Dennis Ng - When You Master Your Finances, You Master Your Destiny

Note: I'm just sharing my personal comments, not giving you investment advice nor stock investment tips.

2 comments:

YJ72 said...

understand from your blog that you had liquidated most of your stocks some time back and intended to acquire some properties. From Dennis' article, I got the impression that you feel that the market is on the down trend in 2011 and you are timing for a re-entry during a market low.

By any chance, did you form this view on your own or with advice from any bank? UBS is telling their clients that there is significant down side risk base on four Euro & US market scenario. I am buying UBS's view and keeping my fingers cross.

Wealth Journey said...

I never rely on views from one house. Actually, I don't really rely on their views nor that of analysts. I tried to sift out the facts and make my own judgement call.

And the facts can be sift out from news articles and opinions pieces by value fund managers, the different banks and most notably the views of "proven gurus" like Buffett, Soros, Rogers, etc etc.

Just to illustrate one of the epic failed calls, the conviction from one of UBS local investment strategy chief in 2009(before march) was residential prices sure will go down more.

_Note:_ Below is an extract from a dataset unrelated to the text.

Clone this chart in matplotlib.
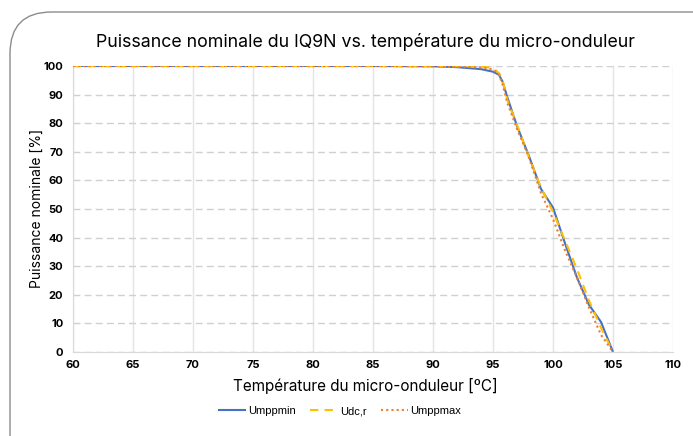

He did a wonderful presentation with all the facts and statistics and conclude the market is not ripe to go in. Anyway, the residential market went alive from April onwards and never looked back. Anyway, he wasn't alone in the bearish calls. Most analysts find strength in numbers. Rather be wrong together than wrong alone :)

Ironically, the one who informed me of the market upturn in April was the mortgage specialist working in SCB who deals with the mortgages.

A thing I note about analysts are they are too late to upgrade target prices and too late again to downgrade target prices. So I never relied on their buy/sell calls. I find my own intrinsic values of the companies I am interested in.

As for my own view now, I think stock market might be ripe for entry in 2012. As for the timing, we'll see.